Zachariel retiró la mano con gran dificultad.

—¿Qué ha ocurrido? —quiso saber.

—¡A Dimnas se le ha quedado la cabeza atascada! —respondió el juvenil más pequeño.

—¡En el cátodo de electrofisión! —añadió el cabecilla.

—¡Y ardiendo! —dijo otro pequeño juvenil.

—¡Ya basta! —Zachariel golpeó el suelo con el bastón.

—Con llamas azules...

—¡Basta! ¡He dicho que basta! ¡Dimnas! —Salió corriendo del portal, indicando con una seña a los juveniles que se apresuraran.

—Ven, Miguel —dijo Jether con una extraña solemnidad—. Hay algo que quiero mostrarte.

Miguel lo siguió hasta el mismísimo límite del portal y, con incredulidad, siguió los ojos de Jether, que miraba hacia arriba.

Delante de ellos, a lo lejos, soplaba un viento tormentoso y una gran nube ardía en llamas. Del fuego salían grandes destellos de relámpagos. En el centro de las llamas había cuatro criaturas vivas. Eran los poderosos querubines de Jehová. Cada una de las criaturas tenía cuatro caras y cuatro alas. Sus piernas eran rectas y las plantas de los pies parecían la base de la pezuña de un ternero y brillaban como bronce bruñido. Tenían la cara de un ángel en la parte delantera, la de un león a la derecha y la de un buey a la izquierda. Se postraron en señal de adoración al Anciano de los Días.

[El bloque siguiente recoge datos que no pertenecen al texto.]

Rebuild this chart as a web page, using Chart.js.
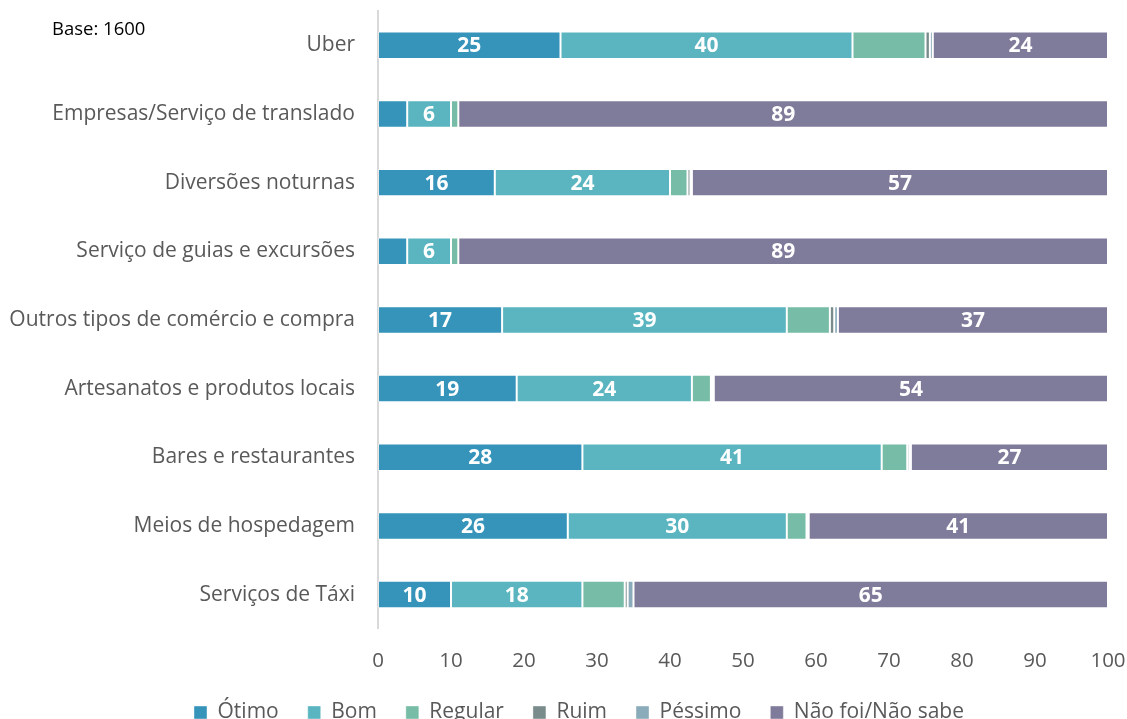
<!DOCTYPE html>
<html>
<head>
<meta charset="utf-8">
<script src="https://cdn.jsdelivr.net/npm/chart.js@4/dist/chart.umd.min.js"></script>
<style>
  html, body { margin: 0; padding: 0; background: #fff; }
  #wrap { position: relative; width: 1127px; height: 719px; overflow: hidden; }
  #base { position: absolute; left: 52px; top: 15px; font: 18.5px 'Open Sans', sans-serif; color: #000; }
</style>
</head>
<body>
<div id="wrap">
  <canvas id="chart" width="1127" height="719"></canvas>
  <div id="base">Base: 1600</div>
</div>
<script>
const categories = [
  'Uber',
  'Empresas/Serviço de translado',
  'Diversões noturnas',
  'Serviço de guias e excursões',
  'Outros tipos de comércio e compra',
  'Artesanatos e produtos locais',
  'Bares e restaurantes',
  'Meios de hospedagem',
  'Serviços de Táxi'
];

const otimo   = [25, 4, 16, 4, 17, 19, 28, 26, 10];
const bom     = [40, 6, 24, 6, 39, 24, 41, 30, 18];
const regular = [10, 1, 2.4, 1, 5.9, 2.6, 3.5, 2.7, 5.8];
const ruim    = [0.6, 0, 0.4, 0, 0.6, 0.2, 0.3, 0.2, 0.4];
const pessimo = [0.4, 0, 0.2, 0, 0.5, 0.2, 0.2, 0.1, 0.8];
const naoFoi  = [24, 89, 57, 89, 37, 54, 27, 41, 65];

const xTicks = [0, 10, 20, 30, 40, 50, 60, 70, 80, 90, 100];

// only these series get a number printed inside the bar
const labelled = ['Ótimo', 'Bom', 'Não foi/Não sabe'];

const FONT = "'Open Sans', sans-serif";

const seg = (label, data, color) => ({
  label, data,
  backgroundColor: color,
  borderColor: 'rgba(255,255,255,0.4)',
  borderWidth: 1,
  borderSkipped: false,
  categoryPercentage: 1,
  barPercentage: 0.4
});

const barLabels = {
  id: 'barLabels',
  afterDatasetsDraw(chart) {
    const ctx = chart.ctx;
    ctx.save();
    ctx.font = 'bold 21px ' + FONT;
    ctx.fillStyle = '#fff';
    ctx.textAlign = 'center';
    ctx.textBaseline = 'middle';
    chart.data.datasets.forEach((ds, i) => {
      if (!labelled.includes(ds.label)) return;
      chart.getDatasetMeta(i).data.forEach((bar, j) => {
        const v = ds.data[j];
        if (v < 5) return;
        const x = (bar.x + bar.base) / 2;
        ctx.fillText(Math.round(v), x, bar.y + 1);
      });
    });
    ctx.restore();
  }
};

// nudge the legend row a little to the right
const legendShift = {
  id: 'legendShift',
  afterLayout(chart) {
    chart.legend.left += 25;
    chart.legend.right += 25;
  }
};

new Chart(document.getElementById('chart'), {
  type: 'bar',
  data: {
    labels: categories,
    datasets: [
      seg('Ótimo', otimo, '#3694BB'),
      seg('Bom', bom, '#5AB5C0'),
      seg('Regular', regular, '#76BCA6'),
      seg('Ruim', ruim, '#7A8B8B'),
      seg('Péssimo', pessimo, '#8AABB9'),
      seg('Não foi/Não sabe', naoFoi, '#7F7B9A')
    ]
  },
  options: {
    indexAxis: 'y',
    responsive: false,
    animation: false,
    layout: { padding: { top: 11, right: 19, bottom: -14, left: 0 } },
    scales: {
      x: {
        stacked: true,
        min: 0,
        max: 100,
        afterBuildTicks(scale) { scale.ticks = xTicks.map(v => ({ value: v })); },
        afterFit(scale) { scale.paddingLeft = 0; scale.paddingRight = 0; },
        grid: { display: false, tickLength: 19.5 },
        border: { display: false },
        ticks: { color: '#595959', font: { family: FONT, size: 20.5 }, padding: 0 }
      },
      y: {
        stacked: true,
        afterFit(scale) { scale.width = 378; scale.paddingTop = 0; scale.paddingBottom = 0; },
        grid: { display: false },
        border: { color: '#D9D9D9', width: 2 },
        ticks: { color: '#595959', font: { family: FONT, size: 21 }, padding: 15 }
      }
    },
    plugins: {
      legend: {
        position: 'bottom',
        labels: {
          color: '#595959',
          font: { family: FONT, size: 21 },
          boxWidth: 13,
          boxHeight: 13,
          padding: 29
        }
      },
      tooltip: { enabled: false }
    }
  },
  plugins: [barLabels, legendShift]
});
</script>
</body>
</html>
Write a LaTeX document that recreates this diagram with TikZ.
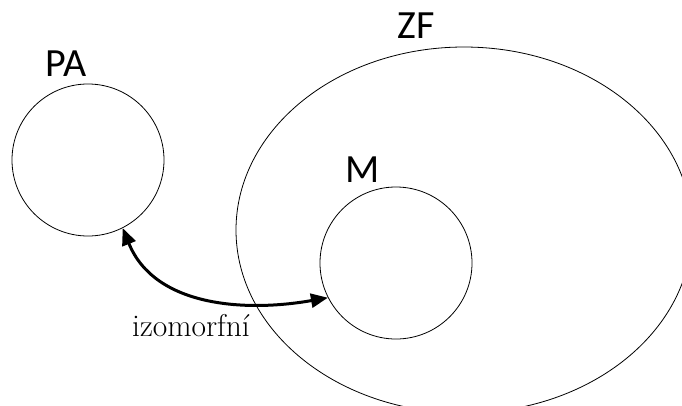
\documentclass[tikz,border=0pt]{standalone}
\usepackage{fontspec}
\newfontfamily\labfont{Carlito}
\usetikzlibrary{arrows.meta,shapes.geometric}
\begin{document}
\begin{tikzpicture}[x=1pt,y=-1pt,
  setcircle/.style={draw,circle,line width=0.8pt,minimum size=152pt,inner sep=0pt},
  setlabel/.style={font=\labfont\fontsize{40}{44}\selectfont,inner sep=0pt},
  isotip/.tip={Triangle[length=17pt,width=14pt]},
  iso/.style={line width=3pt,isotip-isotip}]
\useasboundingbox (0,0) rectangle (682,405);
\clip (0,0) rectangle (682,405);
\node[draw,ellipse,line width=0.8pt,minimum width=456pt,minimum height=366pt,inner sep=0pt] (zf) at (464,230) {};
\node[setcircle] (pa) at (88,160) {};
\node[setcircle] (m) at (396,263) {};
\node[setlabel] (lpa) at (66,64) {PA};
\node[setlabel] (lzf) at (416,26) {ZF};
\node[setlabel] (lm) at (363,170) {M};
\draw[iso] (pa.-63) to[out=-68,in=190] (m.-153.5);
\node[font=\fontsize{31.5}{36}\selectfont,inner sep=0pt,anchor=base] (lab) at (191,336) {izomorfní};
\end{tikzpicture}
\end{document}
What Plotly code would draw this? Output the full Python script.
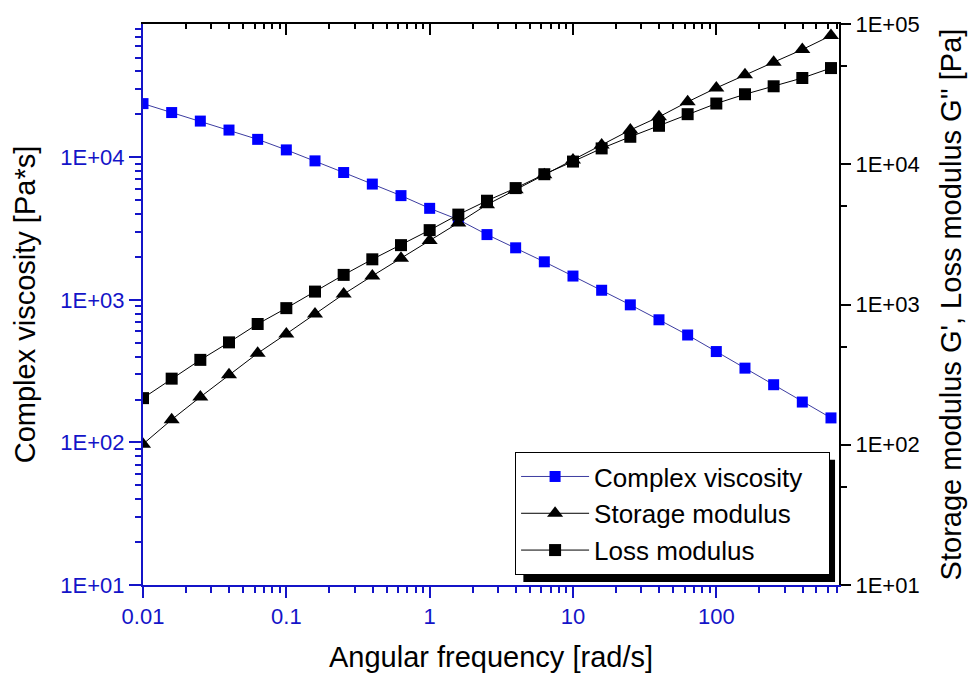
import plotly.graph_objects as go

# Angular frequency sweep: 5 points per decade, 0.01 to ~631 rad/s
omega = [0.01, 0.01585, 0.02512, 0.03981, 0.0631, 0.1, 0.1585, 0.2512, 0.3981, 0.631,
         1.0, 1.585, 2.512, 3.981, 6.31, 10.0, 15.85, 25.12, 39.81, 63.1,
         100.0, 158.5, 251.2, 398.1, 631.0]

complex_viscosity = [23800, 20600, 17950, 15530, 13360, 11270, 9440, 7820, 6490, 5385,
                     4385, 3655, 2870, 2318, 1849, 1469, 1168, 923, 725, 567,
                     434, 332, 254, 192, 148.6]

storage_modulus = [101, 151, 219, 316, 449, 617, 855, 1186, 1599, 2133,
                   2864, 3818, 5150, 6580, 8410, 10740, 13730, 17540, 21770, 27850,
                   34990, 43500, 53400, 65700, 82700]

loss_modulus = [215, 296, 403, 537, 726, 942, 1236, 1626, 2100, 2650,
                3390, 4375, 5495, 6760, 8490, 10450, 12970, 15700, 18800, 22750,
                27100, 31560, 35970, 41200, 48500]

x_tickvals = [0.01, 0.1, 1, 10, 100]
x_ticktext = ["0.01", "0.1", "1", "10", "100"]
left_tickvals = [10, 100, 1000, 10000]
left_ticktext = ["1E+01", "1E+02", "1E+03", "1E+04"]
right_tickvals = [10, 100, 1000, 10000, 100000]
right_ticktext = ["1E+01", "1E+02", "1E+03", "1E+04", "1E+05"]

BLUE_AXIS = "#1414C8"
FONT = "Arial, Liberation Sans, sans-serif"
PAD = "\u00a0" * 3  # extra room on the right of the legend box

minor_all_x = [k * 10.0 ** n for n in range(-2, 3) for k in range(2, 10)]
minor_all_y = [k * 10.0 ** n for n in range(1, 5) for k in range(2, 10)]
minor_five_y = [5 * 10.0 ** n for n in range(1, 5)]

x_range = [-2, 2.856]

fig = go.Figure()

fig.add_trace(go.Scatter(
    x=omega, y=complex_viscosity, name="Complex viscosity" + PAD,
    mode="lines+markers", xaxis="x", yaxis="y",
    line=dict(color="#3c3ca0", width=1),
    marker=dict(symbol="square", size=11, color="#0000FF", line=dict(width=0)),
))
fig.add_trace(go.Scatter(
    x=omega, y=storage_modulus, name="Storage modulus",
    mode="lines+markers", xaxis="x2", yaxis="y2",
    line=dict(color="black", width=1),
    marker=dict(symbol="triangle-up", size=14, color="black", line=dict(width=0)),
))
fig.add_trace(go.Scatter(
    x=omega, y=loss_modulus, name="Loss modulus",
    mode="lines+markers", xaxis="x2", yaxis="y2",
    line=dict(color="black", width=1),
    marker=dict(symbol="square", size=12, color="black", line=dict(width=0)),
))

# Legend drop shadow
fig.add_shape(type="rect", xref="paper", yref="paper",
              x0=0.5465, x1=0.9943, y0=0.0053, y1=0.2234,
              fillcolor="black", line=dict(width=0), layer="above")

fig.update_layout(
    width=974, height=680,
    margin=dict(l=143, r=132, t=22, b=94),
    paper_bgcolor="white", plot_bgcolor="white",
    font=dict(family=FONT, size=22, color="black"),
    showlegend=True,
    legend=dict(
        x=0.5346, y=0.0177, xanchor="left", yanchor="bottom",
        bgcolor="white", bordercolor="black", borderwidth=1,
        font=dict(family=FONT, size=26, color="black"),
        itemwidth=68,
    ),
    xaxis=dict(
        type="log", range=x_range, side="bottom",
        showline=True, linecolor=BLUE_AXIS, linewidth=2,
        ticks="outside", ticklen=11, tickwidth=2, tickcolor=BLUE_AXIS,
        tickvals=x_tickvals, ticktext=x_ticktext,
        tickfont=dict(family=FONT, size=22, color=BLUE_AXIS),
        minor=dict(tickvals=minor_all_x, ticks="outside", ticklen=6,
                   tickwidth=2, tickcolor=BLUE_AXIS, showgrid=False),
        showgrid=False, zeroline=False,
        title=dict(text="Angular frequency [rad/s]", standoff=18,
                   font=dict(family=FONT, size=29, color="black")),
    ),
    xaxis2=dict(
        type="log", range=x_range, side="top", overlaying="x", anchor="y2",
        showline=True, linecolor="black", linewidth=2,
        ticks="inside", ticklen=11, tickwidth=2, tickcolor="black",
        tickvals=x_tickvals, showticklabels=False,
        minor=dict(tickvals=minor_all_x, ticks="inside", ticklen=5,
                   tickwidth=2, tickcolor="black", showgrid=False),
        showgrid=False, zeroline=False,
    ),
    yaxis=dict(
        type="log", range=[1, 4.935], side="left",
        showline=True, linecolor=BLUE_AXIS, linewidth=2,
        ticks="outside", ticklen=12, tickwidth=2, tickcolor=BLUE_AXIS,
        tickvals=left_tickvals, ticktext=left_ticktext,
        tickfont=dict(family=FONT, size=22, color=BLUE_AXIS),
        minor=dict(tickvals=minor_all_y, ticks="outside", ticklen=6,
                   tickwidth=2, tickcolor=BLUE_AXIS, showgrid=False),
        showgrid=False, zeroline=False,
        title=dict(text="Complex viscosity [Pa*s]", standoff=16,
                   font=dict(family=FONT, size=29, color="black")),
    ),
    yaxis2=dict(
        type="log", range=[1, 5], side="right", overlaying="y", anchor="x2",
        showline=True, linecolor="black", linewidth=2,
        ticks="outside", ticklen=10, tickwidth=2, tickcolor="black",
        tickvals=right_tickvals, ticktext=right_ticktext,
        tickfont=dict(family=FONT, size=22, color="black"),
        minor=dict(tickvals=minor_five_y, ticks="outside", ticklen=6,
                   tickwidth=2, tickcolor="black", showgrid=False),
        showgrid=False, zeroline=False,
        title=dict(text="Storage modulus G', Loss modulus G'' [Pa]", standoff=22,
                   font=dict(family=FONT, size=29, color="black")),
    ),
)

fig.write_html("out.html")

—Las bóvedas sagradas —anunció Jether.

—Los prodigios de Jehová —dijo Miguel asombrado, al tiempo que inclinaba la cabeza en señal de respeto.

—Los tesoros de la nieve —susurró Jether, sobrecogido—. El almacén de las ordenanzas de los cielos. Y el lugar que contiene el mayor regalo que Jehová ha concedido al hombre, Miguel... —Se interrumpió, vencido por la emoción—. El libre albedrío.

Atónito, Miguel retrocedió un paso.

—Reside allí. —Jether señaló más allá del serafín—. Ha sido programado dentro del genoma.

—Pero... —empezó Miguel.

—¿Pero si alguien hace un mal uso de él? —Jether completó el pensamiento de Miguel mirándolo con dulzura y asintiendo despacio.

—Nosotros, los angélicos, los que vivimos en el fuego de Su presencia hemos sido agraciados con el libre albedrío. Y, sin embargo, todavía tenemos que ser puestos a prueba, Jether. —Miguel subió el tono de voz con pasión—. Todas y cada una de las lunas hemos de ser puestos a prueba.

—¿Qué ocurrirá con los simples mortales, quieres decir? —Jether le sonrió con compasión—. ¿Y si fueran a convertirse en renegados?

—Sólo pensarlo, es intolerable —asintió Miguel, que había palidecido.

Jether le dirigió una larga e intensa mirada.

—Hará que Lo amen por voluntad propia, Miguel. No los obligará a hacerlo.

—Pero es un gran riesgo —replicó el arcángel, incrédulo.

—¿Te refieres a si Le fallan? —Jether sacudió la cabeza al tiempo que movía la mano. De inmediato se hallaron de nuevo en el portal central—. Tal es la enormidad de Su amor —respondió en voz baja. Una expresión de asombro había transformado sus rasgos.

—Ejem. —Alguien se aclaró la garganta delante de ellos y se volvieron.

Charsoc, uno de los ocho monarcas regentes de los Antiguos, se hallaba a la entrada del portal.

Majestuoso, con sus nobles facciones exudando sabiduría, vestía la túnica real escarlata de los monarcas del cielo. Se postró y el pelo blanco y largo y la barba rozaron el suelo de cristal.

—El consejo está reunido, mi venerado Jether. Esperamos tu informe con gran impaciencia.

—¿Cuándo estará a punto la nueva raza? —preguntó Miguel.

—Muy pronto —respondió Jether, cuyos ojos brillaban de júbilo.